Tuve la suerte personal de visitar este campo en febrero de 2020, gracias al entusiasmo y la excepcional iniciativa pedagógica de los profesores Jesús Inglada y Carlos Pérez, de “Conocer el holocausto”, en un grupo de ochenta personas oscenses, la mayoría jóvenes escolares, para ver la casa de Wannsee, el gueto de Cracovia, los campos de Buchenwald, Mathausen y varios campos más, entre ellos el descomunal de Auschwitz, que acaba de celebrar su 80 aniversario de liberación. Allí, ahora territorio fúnebre y sagrado, había numerosos detalles del horror y de la locura humana.

 Allí vi las naves donde gaseaban a multitudes, los hornos crematorios, las colecciones de pelos, maletas, zapatos, ropas, y multitud de enseres y utensilios robados y quitados, con sentido de rapiña económica, a las víctimas que eran traídas en vagones de ganado por el tren, desde muy diversos puntos de toda Europa. Allí los experimentos del doctor Mengele y tantas locuras. Y las barras donde ahorcaban, las alambradas electrificadas, o las paredes donde fusilaban antes de que entendieran que el gasearlos era más rápido y eficaz.

La locura siempre junto al totalitarismo y siempre la ausencia de respeto a minorías y disidentes.

 Allí, vi en medio de un silencio impresionante, en un barracón de los muchos existentes, la celda donde un fraile católico, franciscano polaco, murió por una inyección letal, tras mantener la vida durante catorce días, condenado a morir de hambre, sin comer, ni beber, por ofrecer su vida para salvar la de otro escogido al azar junto a diez en total, condenados a muerte porque había escapado un preso. El condenado tenía hijos y acababa de perder a su mujer. Hablo de San Maximiliano Kolbe, canonizado por su paisano el papa polaco San Juan Pablo II, y actualmente muy reconocido en centro Europa. Allí también murió la monja filósofa Edith Stein, santa Teresa Benedicta de la Cruz.
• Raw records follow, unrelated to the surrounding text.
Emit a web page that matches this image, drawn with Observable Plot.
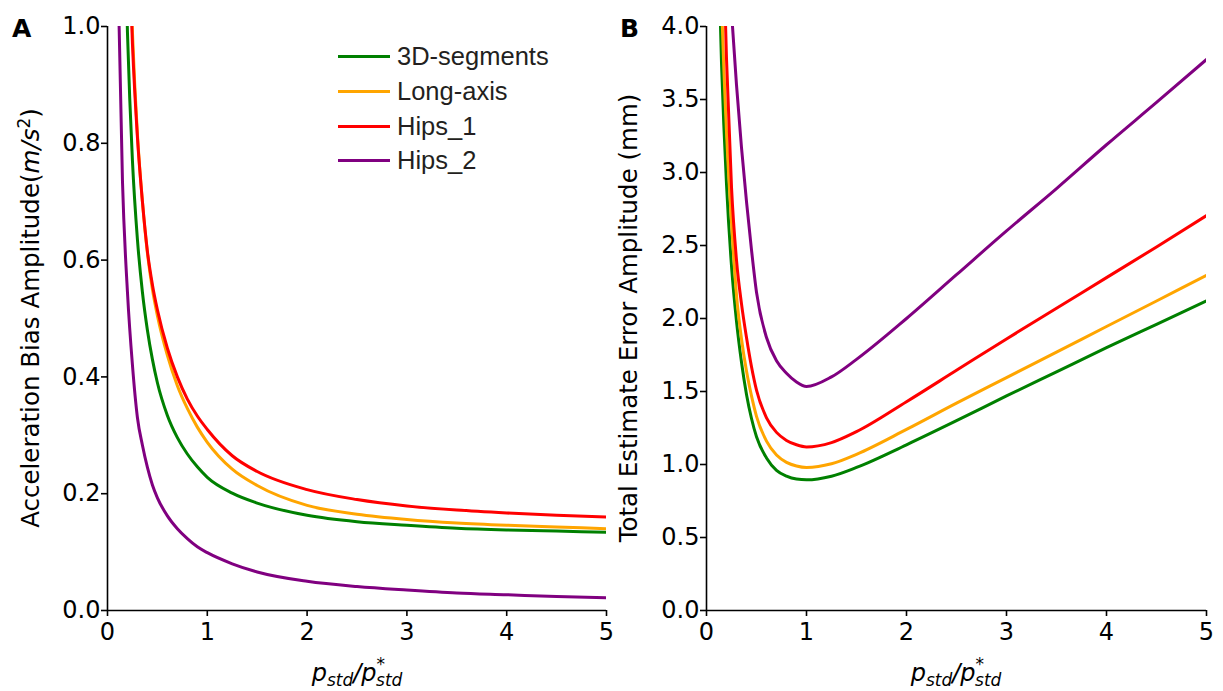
<!DOCTYPE html>
<html>
<head>
<meta charset="utf-8">
<script src="https://cdn.jsdelivr.net/npm/d3@7"></script>
<script src="https://cdn.jsdelivr.net/npm/@observablehq/plot@0.6"></script>
<style>
  body { margin: 0; background: #fff; }
  #wrap { position: relative; width: 1223px; height: 691px; display: flex; overflow: hidden; }
  #wrap svg { overflow: visible; display: block; }
  #legend { position: absolute; left: 338px; top: 39.5px; font-family: "Liberation Sans", Arial, sans-serif; font-size: 25.5px; color: #231f20; }
  .row { display: flex; align-items: center; height: 34.7px; }
  .sw { width: 52px; height: 3px; margin-right: 7px; }
</style>
</head>
<body>
<div id="wrap"><div id="legend"></div></div>
<script>
// ---- data ----
const xs = [0.1, 0.15, 0.2, 0.25, 0.3, 0.35, 0.4, 0.45, 0.5, 0.6, 0.7, 0.8, 0.9, 1, 1.25, 1.5, 2, 2.5, 3, 3.5, 4, 4.5, 5];
const seriesNames = ["3D-segments", "Long-axis", "Hips_1", "Hips_2"];
const seriesColors = ["green", "orange", "red", "purple"];

// Panel A: Acceleration Bias Amplitude (m/s^2)
const biasSeg   = [null, 1.34, 0.99, 0.77, 0.635, 0.545, 0.48, 0.43, 0.39, 0.334, 0.296, 0.268, 0.246, 0.228, 0.201, 0.184, 0.163, 0.152, 0.146, 0.141, 0.138, 0.136, 0.134];
const biasLong  = [null, null, 1.25, 0.99, 0.815, 0.70, 0.612, 0.55, 0.505, 0.437, 0.385, 0.346, 0.314, 0.288, 0.242, 0.214, 0.180, 0.165, 0.156, 0.150, 0.146, 0.143, 0.140];
const biasHips1 = [null, null, 1.22, 0.97, 0.81, 0.70, 0.615, 0.558, 0.515, 0.449, 0.40, 0.362, 0.333, 0.31, 0.265, 0.238, 0.207, 0.190, 0.179, 0.172, 0.167, 0.163, 0.160];
const biasHips2 = [1.13, 0.735, 0.545, 0.42, 0.33, 0.283, 0.245, 0.215, 0.193, 0.162, 0.140, 0.123, 0.109, 0.099, 0.080, 0.066, 0.050, 0.041, 0.035, 0.030, 0.027, 0.024, 0.022];

// Panel B: Total Estimate Error Amplitude (mm)
const errSeg   = [5.0, 3.75, 2.92, 2.36, 1.98, 1.70, 1.48, 1.315, 1.19, 1.045, 0.96, 0.92, 0.90, 0.895, 0.92, 0.98, 1.135, 1.30, 1.47, 1.635, 1.80, 1.96, 2.12];
const errLong  = [5.8, 4.2, 3.28, 2.66, 2.16, 1.86, 1.64, 1.47, 1.33, 1.16, 1.065, 1.015, 0.99, 0.98, 1.005, 1.07, 1.24, 1.42, 1.595, 1.77, 1.945, 2.12, 2.295];
const errHips1 = [null, 5.0, 3.78, 2.90, 2.40, 2.10, 1.87, 1.67, 1.51, 1.32, 1.22, 1.165, 1.135, 1.12, 1.15, 1.225, 1.43, 1.645, 1.86, 2.07, 2.28, 2.49, 2.705];
const errHips2 = [null, null, 4.7, 4.1, 3.6, 3.17, 2.8, 2.47, 2.18, 1.87, 1.71, 1.625, 1.565, 1.534, 1.60, 1.72, 2.0, 2.30, 2.60, 2.89, 3.19, 3.48, 3.774];

const xTicks = [0, 1, 2, 3, 4, 5];
const yTicksA = [0, 0.2, 0.4, 0.6, 0.8, 1.0];
const yTicksB = [0, 0.5, 1.0, 1.5, 2.0, 2.5, 3.0, 3.5, 4.0];

function table(arrays) {
  const rows = [];
  arrays.forEach((arr, i) => {
    arr.forEach((v, j) => { if (v != null) rows.push({x: xs[j], y: v, series: seriesNames[i]}); });
  });
  return rows;
}
const dataA = table([biasSeg, biasLong, biasHips1, biasHips2]);
const dataB = table([errSeg, errLong, errHips1, errHips2]);

const FONT = "DejaVu Sans";

function panel(data, opts) {
  return Plot.plot({
    width: opts.width, height: 691,
    marginLeft: opts.ml, marginRight: opts.mr, marginTop: 26, marginBottom: 81,
    style: {fontFamily: FONT, fontSize: "24px", color: "black", background: "white", overflow: "visible"},
    x: {domain: [0, 5]},
    y: {domain: opts.ydomain},
    color: {domain: seriesNames, range: seriesColors},
    marks: [
      Plot.line(data, {x: "x", y: "y", stroke: "series", z: "series", strokeWidth: 3, curve: "monotone-x", clip: true}),
      Plot.ruleX([0], {stroke: "black", strokeWidth: 1.6}),
      Plot.ruleY([0], {stroke: "black", strokeWidth: 1.6}),
      Plot.axisX(xTicks, {tickSize: 6, tickPadding: 6, strokeWidth: 1.6, fontSize: 24, label: null, tickFormat: d => String(d)}),
      Plot.axisY(opts.yticks, {tickSize: 6, tickPadding: 1, strokeWidth: 1.6, fontSize: 24, label: null, tickFormat: d => d.toFixed(1)})
    ]
  });
}

const wrap = document.getElementById("wrap");
const svgA = panel(dataA, {width: 615, ml: 107, mr: 9, ydomain: [0, 1], yticks: yTicksA});
const svgB = panel(dataB, {width: 608, ml: 91, mr: 17, ydomain: [0, 4], yticks: yTicksB});
wrap.insertBefore(svgA, wrap.firstChild);
wrap.insertBefore(svgB, document.getElementById("legend"));

function xLabel(svg, cx) {
  const t = d3.select(svg).append("text")
    .attr("x", cx).attr("y", 681).attr("text-anchor", "middle")
    .attr("font-family", FONT).attr("font-size", 24).attr("font-style", "italic").attr("fill", "black");
  t.append("tspan").text("p");
  t.append("tspan").attr("dy", 5).attr("font-size", 17).text("std");
  t.append("tspan").attr("dy", -5).attr("font-size", 24).text("/p");
  t.append("tspan").attr("dy", -11).attr("font-size", 17).text("*");
  t.append("tspan").attr("dx", -9).attr("dy", 16).attr("font-size", 17).text("std");
}
function letter(svg, x, s) {
  d3.select(svg).append("text").attr("x", x).attr("y", 37).attr("text-anchor", "start")
    .attr("font-family", FONT).attr("font-size", 25).attr("font-weight", "bold").attr("fill", "black").text(s);
}

// Panel A labels
xLabel(svgA, 357);
letter(svgA, 12, "A");
{
  const t = d3.select(svgA).append("text")
    .attr("transform", "translate(39,318) rotate(-90)").attr("text-anchor", "middle")
    .attr("font-family", FONT).attr("font-size", 24.5).attr("fill", "black");
  t.append("tspan").text("Acceleration Bias Amplitude(");
  t.append("tspan").attr("font-style", "italic").text("m/s");
  t.append("tspan").attr("dy", -9).attr("font-size", 17).text("2");
  t.append("tspan").attr("dy", 9).text(")");
}
// Panel B labels
xLabel(svgB, 341);
letter(svgB, 5, "B");
d3.select(svgB).append("text")
  .attr("transform", "translate(22,318) rotate(-90)").attr("text-anchor", "middle")
  .attr("font-family", FONT).attr("font-size", 24.5).attr("fill", "black")
  .text("Total Estimate Error Amplitude (mm)");

// Legend (HTML overlay)
const legend = d3.select("#legend");
seriesNames.forEach((name, i) => {
  const row = legend.append("div").attr("class", "row");
  row.append("div").attr("class", "sw").style("background", seriesColors[i]);
  row.append("span").text(name);
});
</script>
</body>
</html>
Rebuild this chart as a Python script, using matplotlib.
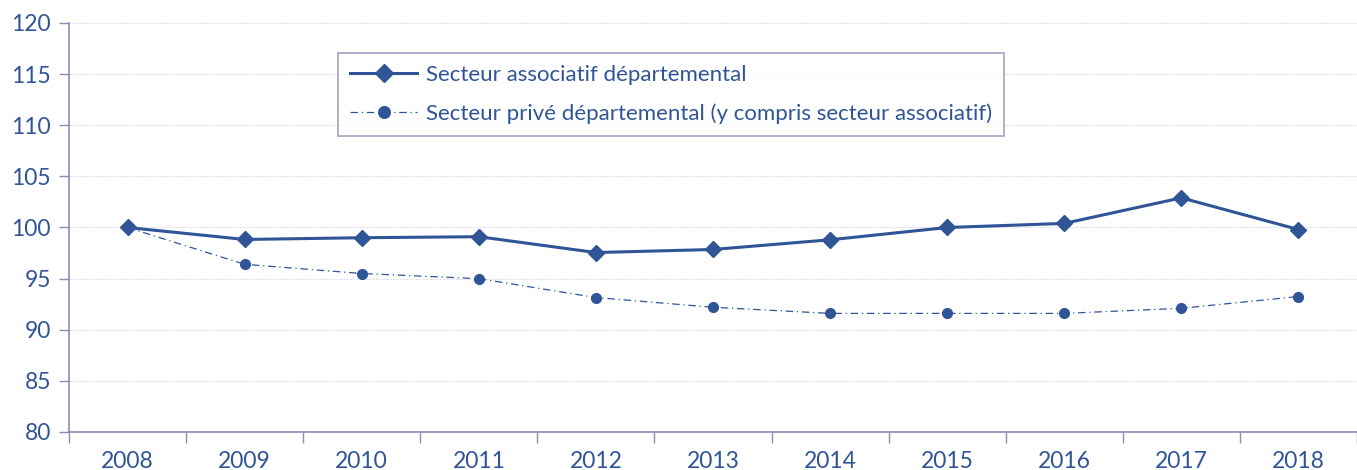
import numpy as np
import matplotlib.pyplot as plt

plt.rcParams['font.family'] = ['Lato', 'DejaVu Sans']

annees = ['2008', '2009', '2010', '2011', '2012', '2013', '2014', '2015', '2016', '2017', '2018']
associatif = [100.0, 98.83, 99.0, 99.1, 97.55, 97.85, 98.8, 100.0, 100.4, 102.9, 99.8]
prive = [100.0, 96.4, 95.5, 95.0, 93.15, 92.2, 91.6, 91.6, 91.6, 92.1, 93.25]

bleu = '#2F5597'
axe = '#8E8CB4'

fig = plt.figure(figsize=(13.57, 4.70), dpi=100)
ax = fig.add_axes([69 / 1357, 38 / 470, 1 - 69 / 1357, 409 / 470])

x = np.arange(len(annees))
ax.plot(x, associatif, color=bleu, lw=2.2, marker='D', ms=8,
        label='Secteur associatif départemental')
ax.plot(x, prive, color=bleu, lw=0.9, ls=(0, (6, 3, 1, 3)), marker='o', ms=7,
        label='Secteur privé départemental (y compris secteur associatif)')

ax.set_xlim(-0.5, len(annees) - 0.5)
ax.set_ylim(80, 120)
ax.set_yticks(range(80, 121, 5))
ax.set_xticks(x)
ax.set_xticklabels(annees)
ax.set_xticks(np.arange(-0.5, len(annees), 1), minor=True)
ax.tick_params(axis='x', which='major', length=0, pad=14, labelsize=16.5, labelcolor=bleu)
ax.tick_params(axis='x', which='minor', length=8, color=axe, width=1)
ax.tick_params(axis='y', length=7, color=axe, width=1, labelsize=16.5, labelcolor=bleu, pad=6)

ax.grid(axis='y', color='#E0E0EC', ls=(0, (2, 1)), lw=0.8)
ax.set_axisbelow(True)
for s in ['top', 'right']:
    ax.spines[s].set_visible(False)
ax.spines['left'].set_color(axe)
ax.spines['bottom'].set_color(axe)
ax.spines['left'].set_linewidth(1.2)
ax.spines['bottom'].set_linewidth(1.2)

leg = ax.legend(loc='upper left', bbox_to_anchor=((338 - 69) / 1288, (432 - 53) / 409),
                fontsize=16, frameon=True, fancybox=False, handlelength=3.0,
                borderpad=0.55, labelspacing=0.8, handletextpad=0.4, labelcolor=bleu,
                borderaxespad=0, markerscale=1.2)
leg.get_frame().set_edgecolor(axe)
leg.get_frame().set_linewidth(1.2)

fig.savefig('out.png', dpi=100)
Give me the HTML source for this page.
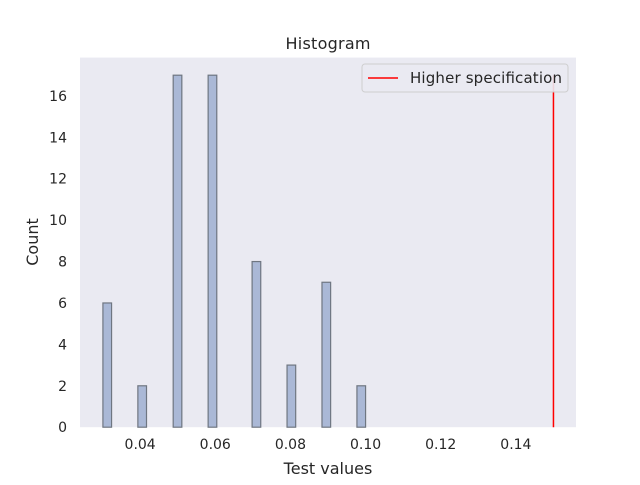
<!DOCTYPE html>
<html><head><meta charset="utf-8"><style>
body{margin:0;background:#fff;font-family:"Liberation Sans","DejaVu Sans",sans-serif}
</style></head><body>
<svg id="chart" width="640" height="480" xmlns="http://www.w3.org/2000/svg" font-family="DejaVu Sans, Liberation Sans, sans-serif">
<rect x="0" y="0" width="640" height="480" fill="#fff"/>
<rect x="80" y="57.6" width="496" height="369.6" fill="#eaeaf2"/>
<g id="bars"></g>
<g id="ticks"></g>
<text x="328" y="49" text-anchor="middle" font-size="16" textLength="85" fill="#262626">Histogram</text>
<text x="328" y="474" text-anchor="middle" font-size="16" fill="#262626">Test values</text>
<text transform="translate(38,242) rotate(-90)" text-anchor="middle" font-size="16" fill="#262626">Count</text>
<g>
<rect x="362" y="64" width="206" height="28" rx="3" fill="#eaeaf2" stroke="#cccccc" stroke-width="1" opacity="0.9"/>
<line x1="368" y1="78" x2="398" y2="78" stroke="#ff0000" stroke-width="1.5"/>
<text x="410" y="83" font-size="15" textLength="152" fill="#262626">Higher specification</text>
</g>
</svg>
<script>
const binLefts=[0.0301,0.0394,0.0488,0.0581,0.0698,0.0791,0.0884,0.0977];
const counts=[6,2,17,17,8,3,7,2];
const xTicks=[0.04,0.06,0.08,0.10,0.12,0.14];
const yTicks=[0,2,4,6,8,10,12,14,16];
const specLimit=0.15;
const binWidth=0.0023;
const ns="http://www.w3.org/2000/svg";
const X0=80,X1=576,Y0=427.2,Y1=57.6,xmin=0.024,xmax=0.156,ymax=17.85;
const sx=v=>X0+(v-xmin)/(xmax-xmin)*(X1-X0);
const sy=v=>Y0-v/ymax*(Y0-Y1);
const bars=document.getElementById('bars');
binLefts.forEach((b,i)=>{
 const r=document.createElementNS(ns,'rect');
 r.setAttribute('x',sx(b));r.setAttribute('width',sx(b+binWidth)-sx(b));
 r.setAttribute('y',sy(counts[i]));r.setAttribute('height',sy(0)-sy(counts[i]));
 r.setAttribute('fill','#aab8d6');r.setAttribute('stroke','#6f7681');r.setAttribute('stroke-width','1.2');
 
 
 bars.appendChild(r);
});
const sl=document.createElementNS(ns,'line');
sl.setAttribute('x1',sx(specLimit));sl.setAttribute('x2',sx(specLimit));
sl.setAttribute('y1',sy(0));sl.setAttribute('y2',sy(17));
sl.setAttribute('stroke','#ff0000');sl.setAttribute('stroke-width','1.5');


bars.appendChild(sl);
const tk=document.getElementById('ticks');
xTicks.forEach(t=>{
 const e=document.createElementNS(ns,'text');
 e.setAttribute('x',sx(t));e.setAttribute('y',449);e.setAttribute('text-anchor','middle');
 e.setAttribute('font-size','14');e.setAttribute('fill','#262626');
 e.textContent=t.toFixed(2);
 
 
 tk.appendChild(e);
});
yTicks.forEach(t=>{
 const e=document.createElementNS(ns,'text');
 e.setAttribute('x',67);e.setAttribute('y',sy(t)+5);e.setAttribute('text-anchor','end');
 e.setAttribute('font-size','14');e.setAttribute('fill','#262626');
 e.textContent=t;
 
 
 tk.appendChild(e);
});
</script>
</body></html>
Pero el número de víctimas, de mártires, es ingente y real, es multitud, no es un cuento, y lo más importante hoy resulta ser no caer en la indiferencia ni en el olvido, no perder la memoria, ni la dignidad frente a la locura totalitaria, hierba que se reproduce con más frecuencia de la deseable, en cualquiera de sus formas, lugares y actores.